Privat steht Doktor Stockmann nicht nur nahe bei Nietzsche, er könnte auch ein Leser von Kleists Briefen an Wilhelmine von Zenge gewesen sein. Er behandelt seine Gattin (Anja Lenßen) fast nach Kleist-Drehbuch und sie hat ihre Stärken eben darin, die aufgedrungene Rolle anzunehmen, eigeninitiatv zu interpretieren und sie ebenso auch zu konterkarieren. Das macht sie mit all ihrer Schwäche zur starken Figur (und gut gespielten Rolle). In dieser scheinliberalen Familie verlassen die Frauen wortlos auf Befehl des Familienoberhauptes den Raum, sie kommen, wenn der Gatte und Vater ruft, sofort und widerspruchslos. Die starre Statue Gattin verwandelt sich umgehend in die muntere und unterhaltsame Gastgeberin, wenn das verlangt ist und sie hält im entscheidenden Moment auch vorbehaltlos zu ihrem der Hybris verfallenen Badearzt, der sich bis dahin versteigt, Jesu Worte am Kreuz als seine zu wiederholen.
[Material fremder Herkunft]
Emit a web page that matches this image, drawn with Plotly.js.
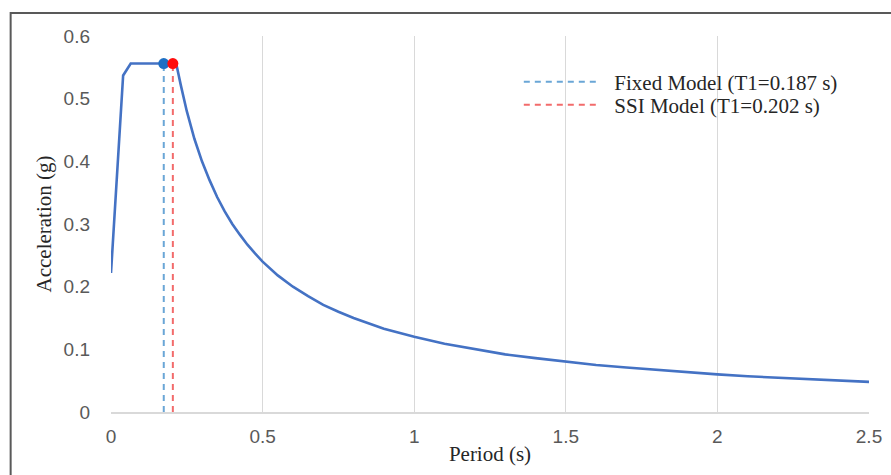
<!DOCTYPE html>
<html>
<head>
<meta charset="utf-8">
<script src="https://cdn.plot.ly/plotly-3.0.1.min.js"></script>
<style>html,body{margin:0;padding:0;background:#fff;}#chart{width:891px;height:475px;}</style>
</head>
<body>
<div id="chart"></div>
<script>
// Response spectrum
const periods = [0, 0.04, 0.065, 0.1, 0.15, 0.2, 0.215, 0.23, 0.25, 0.275, 0.3, 0.325, 0.35, 0.375, 0.4, 0.425, 0.45, 0.475, 0.5, 0.55, 0.6, 0.65, 0.7, 0.75, 0.8, 0.9, 1.0, 1.1, 1.2, 1.3, 1.4, 1.5, 1.6, 1.7, 1.8, 1.9, 2.0, 2.1, 2.2, 2.3, 2.4, 2.5];
const accel   = [0.222, 0.537, 0.556, 0.556, 0.556, 0.556, 0.556, 0.522, 0.48, 0.436, 0.40, 0.37, 0.343, 0.32, 0.30, 0.283, 0.267, 0.253, 0.24, 0.218, 0.20, 0.185, 0.171, 0.16, 0.15, 0.133, 0.12, 0.109, 0.10, 0.092, 0.086, 0.080, 0.075, 0.071, 0.067, 0.063, 0.060, 0.057, 0.055, 0.052, 0.050, 0.048];

// Fundamental-period markers
const modelNames = ["Fixed Model (T1=0.187 s)", "SSI Model (T1=0.202 s)"];
const modelT     = [0.174, 0.204];
const modelSa    = [0.556, 0.556];
const xTicks = [0, 0.5, 1, 1.5, 2, 2.5];
const xTickText = ["0", "0.5", "1", "1.5", "2", "2.5"];
const yTicks = [0, 0.1, 0.2, 0.3, 0.4, 0.5, 0.6];
const yTickText = ["0", "0.1", "0.2", "0.3", "0.4", "0.5", "0.6"];

const dashColors = ["#6aa6d6", "#f26b6b"];
const dotColors = ["#1e6fc4", "#ff0d0d"];
const legendIds = ["legend", "legend2"];

const traces = [];
for (let i = 0; i < modelT.length; i++) {
  traces.push({
    x: [modelT[i], modelT[i]], y: [0, modelSa[i]],
    mode: "lines", name: "\u00A0\u00A0" + modelNames[i], legend: legendIds[i],
    line: {color: dashColors[i], width: 2, dash: "6px,5px"},
    hoverinfo: "skip"
  });
}
traces.push({
  x: periods, y: accel, mode: "lines", showlegend: false,
  line: {color: "#4472c4", width: 2.6}
});
for (let i = 0; i < modelT.length; i++) {
  traces.push({
    x: [modelT[i]], y: [modelSa[i]], mode: "markers", showlegend: false,
    marker: {color: dotColors[i], size: 11}
  });
}

const serif = "Liberation Serif, Times New Roman, serif";
const sans = "Liberation Sans, Arial, sans-serif";

// plot area: x 110.5..869.5, y 36..412
const legendFont = {family: serif, size: 21, color: "#262626"};
const legendCommon = {
  xanchor: "left", yanchor: "middle", font: legendFont,
  bgcolor: "rgba(0,0,0,0)", itemwidth: 75, borderwidth: 0
};

const layout = {
  width: 891, height: 475,
  margin: {l: 110.5, r: 21.5, t: 36, b: 63, pad: 0},
  paper_bgcolor: "#ffffff", plot_bgcolor: "#ffffff",
  showlegend: true,
  legend: Object.assign({}, legendCommon, {x: 0.538, y: (412 - 82) / 376}),
  legend2: Object.assign({}, legendCommon, {x: 0.538, y: (412 - 105) / 376}),
  xaxis: {
    range: [0, 2.5], tickvals: xTicks, ticktext: xTickText,
    showgrid: true, gridcolor: "#d9d9d9", gridwidth: 1,
    zeroline: false, showline: true, linecolor: "#d9d9d9", linewidth: 1.5,
    ticks: "", ticklabelstandoff: 7,
    tickfont: {family: sans, size: 19, color: "#595959"},
    title: {text: "Period (s)", font: {family: serif, size: 21, color: "#262626"}, standoff: 0},
    automargin: false
  },
  yaxis: {
    range: [0, 0.6], tickvals: yTicks, ticktext: yTickText,
    showgrid: false, zeroline: false, showline: false,
    ticks: "", ticklabelstandoff: 20,
    tickfont: {family: sans, size: 19, color: "#595959"},
    title: {text: "Acceleration (g)", font: {family: serif, size: 21, color: "#262626"}, standoff: 6},
    automargin: false
  },
  shapes: [{
    type: "rect", xref: "paper", yref: "paper", layer: "above",
    x0: -0.1324, x1: 1.04, y0: -0.2, y1: 1.0612,
    line: {color: "#595959", width: 2}, fillcolor: "rgba(0,0,0,0)"
  }]
};

Plotly.newPlot("chart", traces, layout, {displayModeBar: false, staticPlot: true});
</script>
</body>
</html>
Die Szenerie im Hause des Kapitäns Horster, der als einziger einen Raum zur Verfügung stellte für den Vortrag Stockmanns, bezog den gesamten Saal ein, Versammlungsleiter und Redner wandten sich vom Podest an das Premierenpublikum, als wären es die stimmberechtigten Bürger. Phasenweise spielte das Publikum richtig mit. Und seine Lacher seien wenigstens erwähnt: Als Michael Jeske Ingo Brosch die eigene Meinung verbot (Angestellte haben keine Meinung), als die Frage, ob etwas Relevantes in der Zeitung stehe, verneint wurde, als es hieß, die Allgemeinheit brauche keine neuen Gedanken. Die scheinbar aristokratischen, scheinbar volksfeindlichen Thesen von der dummen Mehrheit, die Doktor Stockmann bis zum Creszendo gesteigert vortrug als Ersatz für seine ihm verbotene Darlegung des Wasserskandals, die irritierten. Das war vielleicht die nützlichste Wirkung des Abends, der viel, wenn auch keinen stürmischen Beifall erhielt.